Les barrières administratives et les procédures d’autorisation ainsi que les problèmes d’acceptation sociale constituent le troisième défi à surmonter. Le temps nécessaire pour obtenir un permis peut varier de un à cinq ans pour les projets photovoltaïques, de deux à neuf ans pour l’éolien terrestre et de neuf ans en moyenne pour les projets éoliens offshore. « Les retards résultant de procédures d’autorisation complexes et longues ralentissent la croissance du portefeuille de projets, limitent la participation aux enchères, augmentent les risques et les coûts du projet et, en fin de compte, affaiblissent l’économie du projet », signale l’AIE.
Le quatrième obstacle à lever se situe au niveau de l’insuffisance de financement des projets dans les pays émergents et en développement, par exemple au Kenya, en Afrique du Sud et au Nigeria. L’AIE souligne que dans ces pays : « les services publics sont confrontés à des difficultés financières et le coût moyen pondéré du capital (CMPC) peut être deux à trois fois plus élevé que sur les marchés matures des énergies renouvelables, ce qui réduit la rentabilité des projets ».

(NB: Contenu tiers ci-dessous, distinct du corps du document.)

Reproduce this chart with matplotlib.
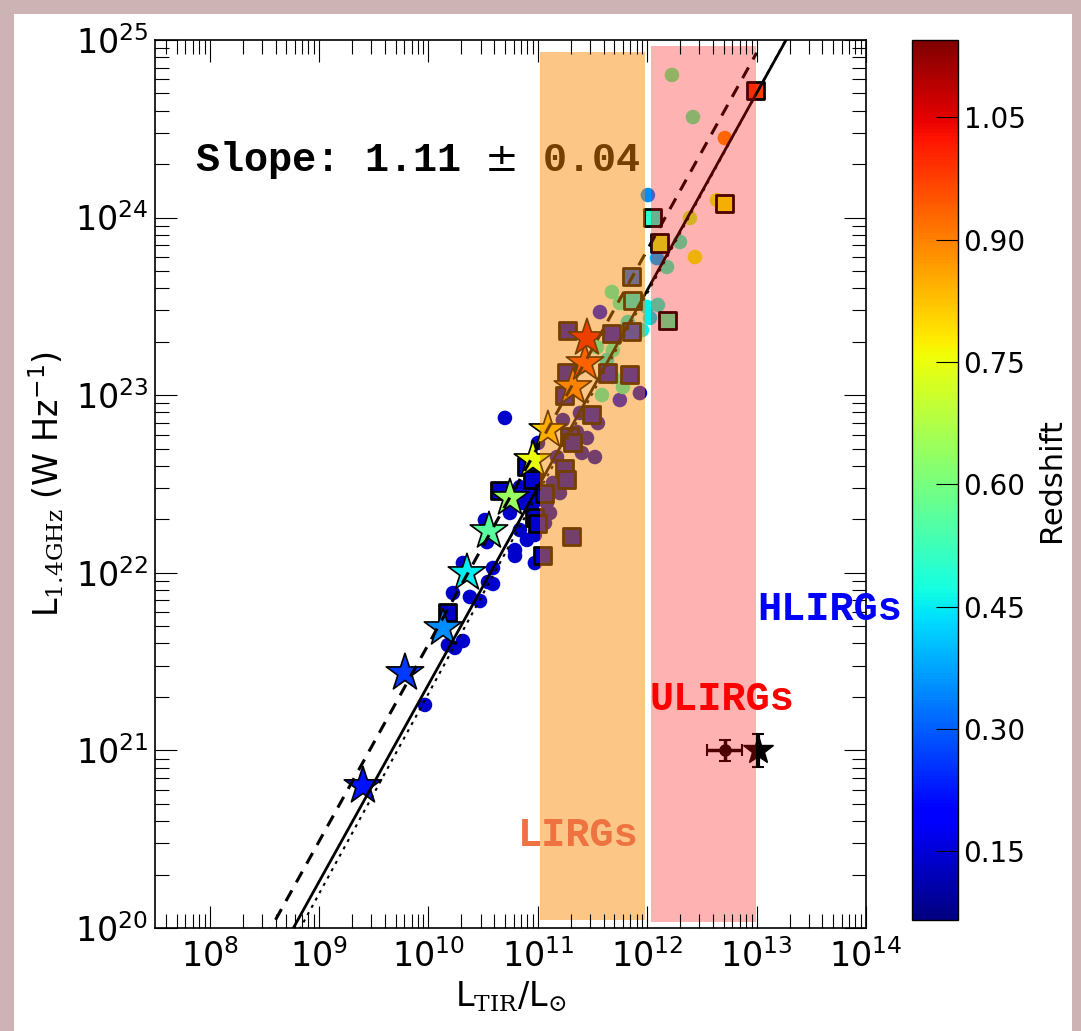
import numpy as np
import matplotlib
matplotlib.use("Agg")
import matplotlib.pyplot as plt
from matplotlib.patches import Rectangle
from matplotlib.ticker import LogLocator, NullFormatter

plt.rcParams['font.family'] = ['DejaVu Sans']
plt.rcParams['mathtext.fontset'] = 'custom'
plt.rcParams['mathtext.rm'] = 'DejaVu Serif'
plt.rcParams['mathtext.it'] = 'DejaVu Serif:italic'
plt.rcParams['mathtext.bf'] = 'DejaVu Serif:bold'

# ---- data (log10 values) ----
# individual galaxies (circles)
circ_lx = [10.699, 11.001, 10.900, 10.946, 10.836, 10.928, 10.864, 10.946, 10.745, 10.836,
           10.900, 10.973, 10.791, 10.791, 10.973, 10.590, 10.544, 10.590, 10.516, 10.535,
           10.315, 10.224, 10.379, 10.471, 10.315, 10.242, 10.178, 9.968, 10.654, 10.992,
           11.458, 11.549, 11.357, 11.449, 11.403, 11.522, 11.175, 11.138, 11.202, 11.083,
           11.111, 11.065, 11.229, 11.385, 11.568, 11.750, 11.933, 11.385,
           11.677, 11.750, 11.824, 11.540, 11.686, 11.632, 11.686, 11.586, 11.778,
           12.006, 12.226, 12.418, 12.710, 12.390, 12.299, 12.436, 12.089, 12.180,
           11.997, 12.098, 12.025, 11.952, 12.637]
circ_ly = [22.872, 22.731, 22.596, 22.523, 22.483, 22.449, 22.393, 22.370, 22.337, 22.241,
           22.185, 22.213, 22.128, 22.095, 22.055, 22.027, 21.948, 21.937, 22.297, 22.173,
           22.055, 21.886, 21.864, 21.841, 21.616, 21.577, 21.593, 21.256, 22.466, 22.410,
           22.900, 22.843, 22.793, 22.759, 22.675, 22.652, 22.652, 22.506, 22.449, 22.393,
           22.337, 22.280, 22.860, 22.900, 23.468, 22.973, 23.012, 23.159,
           23.581, 23.519, 23.412, 23.271, 23.254, 23.198, 23.102, 23.001, 23.046,
           24.127, 24.803, 24.566, 24.448, 23.998, 23.863, 23.778, 23.772, 23.722,
           23.497, 23.508, 23.435, 23.367, 24.099]
circ_z = [0.14] * 30 + [0.14] * 14 + [0.20, 0.20, 0.15, 0.20] + \
         [0.50, 0.50, 0.45, 0.50, 0.50, 0.45, 0.50, 0.50, 0.50] + \
         [0.35, 0.58, 0.56, 0.88, 0.70, 0.52, 0.75, 0.40, 0.52, 0.45, 0.50, 0.45, 0.45, 0.74]

# squares
sq_lx = [10.178, 10.654, 10.900, 10.955, 10.973, 11.001, 11.047, 11.065, 11.248, 11.266,
         11.312, 11.293, 11.321, 11.494, 11.248, 11.266, 11.641, 11.842, 11.275, 11.677,
         11.860, 11.869, 11.860, 12.189, 12.116, 12.052, 12.710, 12.994]
sq_ly = [21.774, 22.466, 22.596, 22.523, 22.314, 22.280, 22.100, 22.449, 22.590, 22.523,
         22.202, 22.765, 22.731, 22.889, 23.001, 23.125, 23.125, 23.114, 23.367, 23.350,
         23.356, 23.536, 23.671, 23.423, 23.857, 24.003, 24.082, 24.718]
sq_z = [0.14, 0.14, 0.14, 0.14, 0.14, 0.14, 0.14, 0.14, 0.14, 0.14,
        0.14, 0.14, 0.14, 0.16, 0.14, 0.14, 0.16, 0.16, 0.14, 0.16,
        0.25, 0.45, 0.30, 0.55, 0.72, 0.50, 0.76, 0.98]

# stacked bins (stars)
star_lx = [9.401, 9.785, 10.133, 10.352, 10.553, 10.745, 10.955, 11.092, 11.321, 11.431, 11.449]
star_ly = [20.800, 21.436, 21.689, 21.999, 22.235, 22.421, 22.635, 22.804, 23.046, 23.181, 23.322]
star_z = [0.22, 0.26, 0.35, 0.45, 0.56, 0.64, 0.75, 0.81, 0.90, 0.97, 1.05]

# high-luminosity stacks with errors
ul_lx, ul_ly, ul_xerr, ul_yerr = 12.71, 21.00, 0.16, 0.06
hl_lx, hl_ly, hl_yerr = 13.01, 21.00, 0.095

# fits: log L1.4 = slope * log LTIR + intercept
fit_solid = (1.11, 10.271)
fit_dashed = (1.11, 10.498)
fit_dotted = (1.127, 10.05)

lirg_band = (11.02, 11.979, 20.045, 24.932)
ulirg_band = (12.034, 12.994, 20.034, 24.966)

zmin, zmax = 0.066, 1.145
cbar_ticks = [0.15, 0.30, 0.45, 0.60, 0.75, 0.90, 1.05]

# ---- figure ----
fig = plt.figure(figsize=(10.81, 10.31), dpi=100)
fig.patch.set_facecolor('#cdb3b3')
fig.patches.append(Rectangle((14 / 1081, 0), 1058 / 1081, 1017 / 1031, transform=fig.transFigure,
                             facecolor='white', edgecolor='none', zorder=-10))

ax = fig.add_axes([155 / 1081, 103 / 1031, 711 / 1081, 888 / 1031])
ax.set_xscale('log')
ax.set_yscale('log')
ax.set_xlim(10 ** 7.5, 1e14)
ax.set_ylim(1e20, 1e25)
ax.set_axisbelow(False)

cx = 10 ** np.array(circ_lx)
cy = 10 ** np.array(circ_ly)
sc = ax.scatter(cx, cy, c=circ_z, cmap='jet', vmin=zmin, vmax=zmax, s=110,
                edgecolors='none', zorder=1.0)
ax.scatter(10 ** np.array(sq_lx), 10 ** np.array(sq_ly), c=sq_z, cmap='jet', vmin=zmin, vmax=zmax,
           marker='s', s=150, edgecolors='k', linewidths=2.0, zorder=1.05)
ax.scatter(10 ** np.array(star_lx), 10 ** np.array(star_ly), c=star_z, cmap='jet', vmin=zmin, vmax=zmax,
           marker='*', s=800, edgecolors='k', linewidths=1.2, zorder=1.1)

x0 = 10 ** ul_lx
y0 = 10 ** ul_ly
ax.errorbar(x0, y0, xerr=[[x0 - 10 ** (ul_lx - ul_xerr)], [10 ** (ul_lx + ul_xerr) - x0]],
            yerr=[[y0 - 10 ** (ul_ly - ul_yerr)], [10 ** (ul_ly + ul_yerr) - y0]],
            fmt='o', color='k', ms=8, elinewidth=2.5, capsize=4, capthick=1.5, zorder=1.1)
x1 = 10 ** hl_lx
y1 = 10 ** hl_ly
ax.errorbar(x1, y1, yerr=[[y1 - 10 ** (hl_ly - hl_yerr)], [10 ** (hl_ly + hl_yerr) - y1]],
            fmt='*', color='k', ms=22, elinewidth=3, capsize=4, capthick=1.5, zorder=1.1)

lgx = np.linspace(7.5, 14, 200)
ax.plot(10 ** lgx, 10 ** (fit_solid[0] * lgx + fit_solid[1]), color='k', lw=2.0, zorder=1.15)
lgd = np.linspace(7.5, 13.0, 200)
ax.plot(10 ** lgd, 10 ** (fit_dashed[0] * lgd + fit_dashed[1]), color='k', lw=2.2,
        ls=(0, (4, 3)), zorder=1.15)
ax.plot(10 ** lgx, 10 ** (fit_dotted[0] * lgx + fit_dotted[1]), color='k', lw=1.5,
        ls=(0, (1.5, 2.5)), zorder=1.15)

ax.text(0.056, 0.853, 'Slope: 1.11 $\\pm$ 0.04', transform=ax.transAxes, fontsize=29,
        family='Liberation Mono', weight='bold', ha='left', va='baseline', zorder=1.2)

ax.fill_between([10 ** lirg_band[0], 10 ** lirg_band[1]], 10 ** lirg_band[2], 10 ** lirg_band[3],
                color=(0.98, 0.53, 0.0), alpha=0.47, lw=0, zorder=2.0)
ax.fill_between([10 ** ulirg_band[0], 10 ** ulirg_band[1]], 10 ** ulirg_band[2], 10 ** ulirg_band[3],
                color=(1.0, 0.0, 0.0), alpha=0.30, lw=0, zorder=2.0)

lab = dict(transform=ax.transAxes, fontsize=29, family='Liberation Mono', weight='bold',
           ha='left', va='baseline', zorder=3)
ax.text(0.5105, 0.092, 'LIRGs', color='#ee7341', **lab)
ax.text(0.696, 0.245, 'ULIRGs', color='#ff0000', **lab)
ax.text(0.847, 0.347, 'HLIRGs', color='#0000ff', **lab)

ax.xaxis.set_major_locator(LogLocator(base=10, numticks=20))
ax.yaxis.set_major_locator(LogLocator(base=10, numticks=20))
ax.xaxis.set_minor_locator(LogLocator(base=10, subs=np.arange(2, 10), numticks=20))
ax.yaxis.set_minor_locator(LogLocator(base=10, subs=np.arange(2, 10), numticks=20))
ax.xaxis.set_minor_formatter(NullFormatter())
ax.yaxis.set_minor_formatter(NullFormatter())
ax.tick_params(which='both', direction='in', top=True, right=True, width=0.8)
ax.tick_params(which='major', length=16, labelsize=24, pad=8)
ax.tick_params(which='minor', length=10)
ax.tick_params(axis='y', which='major', pad=5)
for sp in ax.spines.values():
    sp.set_linewidth(1.2)

ax.set_xlabel(r'L$_{\rm TIR}$/L$_{\odot}$', fontsize=24, labelpad=4)
ax.set_ylabel(r'L$_{\rm 1.4GHz}$ (W Hz$^{\mathdefault{-1}}$)', fontsize=24, labelpad=6)

cax = fig.add_axes([912 / 1081, 111 / 1031, 46 / 1081, 880 / 1031])
cb = fig.colorbar(sc, cax=cax, ticks=cbar_ticks, format='%.2f')
cb.outline.set_linewidth(1.0)
cax.tick_params(direction='in', length=16, width=0.8, labelsize=20, pad=4)
cb.set_label('Redshift', fontsize=22, labelpad=8)

fig.savefig('out.png', dpi=100, facecolor=fig.get_facecolor())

À partir de simulations de scénarios qu’elle a réalisées, l’AIE estime qu’en parvenant à surmonter ces quatre défis, il serait possible d’augmenter la trajectoire actuelle de croissance des énergies renouvelables de 21 % supplémentaires. Et que ce scénario, s’il venait à se concrétiser, pourrait permettre d’être sur la bonne voie pour respecter l’engagement de la COP 28 de tripler les capacités des énergies renouvelables d’ici à 2030.